The UK-based analyst says that 1,125GW of hydrogen electrolyser projects are currently in development around the world (including all electrolysis developments, not just those using renewable energy), but adds that 1% of those are under construction, with only 450MW currently in operation.
“Installing 1TW [1,000GW] of electrolyser capacity remains a distant reality: 86% of the global pipeline is in the early planning stage of development, meaning projects lack key details such as specific locations, technology providers or target milestone timelines, and only 1% of the pipeline is in construction,” Aurora stated in a press release.
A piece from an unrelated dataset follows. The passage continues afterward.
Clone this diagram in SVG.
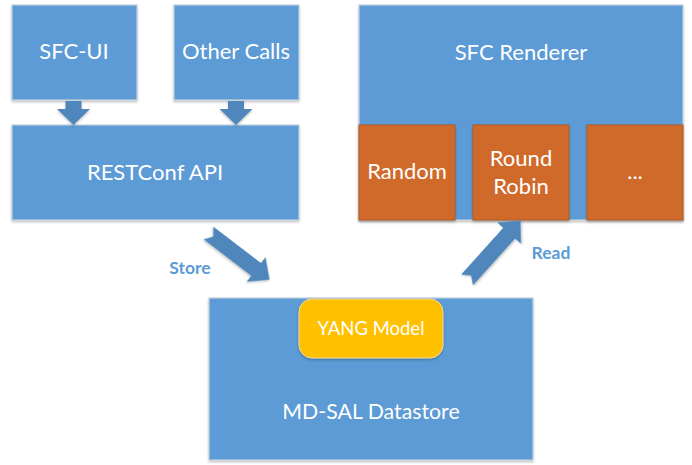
<svg xmlns="http://www.w3.org/2000/svg" width="692" height="465" viewBox="0 0 692 465">
<defs>
<filter id="sh" x="-10%" y="-10%" width="120%" height="130%">
<feDropShadow dx="0" dy="1.5" stdDeviation="1.2" flood-color="#000" flood-opacity="0.25"/>
</filter>
</defs>
<style>
.blue{fill:#5B9BD5;stroke:#C4CFDB;stroke-width:1.2}
.orange{fill:#D06B2B;stroke:#B45A20;stroke-width:1}
.yang{fill:#FFC000;stroke:#F2D79A;stroke-width:1}
.arrow{fill:#4F86BB;stroke:none}
.t{font-family:"Lato","Open Sans","Liberation Sans",sans-serif;fill:#FFFFFF;text-anchor:middle;font-size:22px}
.lbl{font-family:"Lato","Open Sans","Liberation Sans",sans-serif;fill:#5B9BD5;font-weight:bold;font-size:17.5px;text-anchor:middle}
</style>
<rect width="692" height="465" fill="#FFFFFF"/>
<g id="sfc-ui"><rect class="blue" x="12" y="5" width="125" height="95" filter="url(#sh)"/><text class="t" x="74" y="59">SFC-UI</text></g>
<g id="other-calls"><rect class="blue" x="174" y="5" width="125" height="95" filter="url(#sh)"/><text class="t" x="236" y="59">Other Calls</text></g>
<g id="restconf"><rect class="blue" x="12" y="125" width="287" height="95" filter="url(#sh)"/><text class="t" x="155" y="180">RESTConf API</text></g>
<g id="sfc-renderer"><rect class="blue" x="359" y="5" width="324" height="215" filter="url(#sh)"/><text class="t" x="521" y="60">SFC Renderer</text></g>
<g id="random"><rect class="orange" x="359" y="125" width="96" height="95" filter="url(#sh)"/><text class="t" x="407" y="179">Random</text></g>
<g id="round-robin"><rect class="orange" x="473" y="125" width="96" height="95" filter="url(#sh)"/><text class="t" x="521" y="166">Round</text><text class="t" x="521" y="194">Robin</text></g>
<g id="more"><rect class="orange" x="587" y="125" width="96" height="95" filter="url(#sh)"/><text class="t" x="635" y="179">...</text></g>
<g id="datastore"><rect class="blue" x="209" y="298" width="324" height="162" filter="url(#sh)"/><text class="t" x="371" y="419" style="font-size:21.3px">MD-SAL Datastore</text></g>
<g id="yang"><rect class="yang" x="299" y="299" width="144" height="59" rx="13" filter="url(#sh)"/><text class="t" x="371" y="335" style="font-size:18.5px">YANG Model</text></g>
<g id="connectors">
<path class="arrow" d="M65.5,101 H81.5 V109 H90 L73.5,125 L57,109 H65.5 Z" filter="url(#sh)"/>
<path class="arrow" d="M228,101 H244 V109 H252.5 L236,125 L219.5,109 H228 Z" filter="url(#sh)"/>
<path class="arrow" transform="translate(208.5,233) rotate(37.4)" d="M0,-8 H60 V-15.5 L77,0 L60,15.5 V8 H0 L6,0 Z" filter="url(#sh)"/>
<path class="arrow" transform="translate(467,280) rotate(-48)" d="M0,-8 H63 V-16 L80,0 L63,16 V8 H0 L6,0 Z" filter="url(#sh)"/>
<text class="lbl" x="190" y="274">Store</text>
<text class="lbl" x="551" y="259">Read</text>
</g>
</svg>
Aurora tells Hydrogen Insight that 14.9GW of electrolytic hydrogen projects are currently under construction, including 11.6GW from the Point Tupper project in Canada and Neom/Helios Green Fuels in Saudi Arabia, but while those are close to final investment decisions, construction has not yet begun, as far as Hydrogen Insight can ascertain, and the initial phases add up to around 4GW, rather than 11.6GW.
Only 269GW of the total is planned to be in operation by 2030, the analyst adds.
The good news is that despite earlier fears, enough electrolysers will be produced to meet demand from developers in the coming years, Aurora says, with annual manufacturing capacity on track to reach 48GW in 2025 — a 60% increase on announced planned capacity from just six months ago.
The bad news is that the hoped-for reductions in the cost of clean hydrogen — with, for instance, the US aiming to produce green H2 for $1/kg by 2031 — will not materialise.
“The average wholesale low-carbon hydrogen price will fall from €7 ($7.73) per kg in 2025 to €2.8/kg in 2050,” Aurora states.
While the figures include projects planning to use grid or nuclear electricity to produce hydrogen, the vast majority will undoubtedly be for green H2 projects requiring renewable energy.
According to the World Bank’s general rule of thumb, 1GW of electrolysers will require 2GW of renewable energy to produce green hydrogen.
So that means that around 538GW of new wind and solar power would be needed by 2030 to produce 269GW of renewable hydrogen — on top of the new green energy required to decarbonise the world’s power grids. This is entirely doable — just under 300GW of new renewables projects were installed worldwide in 2022.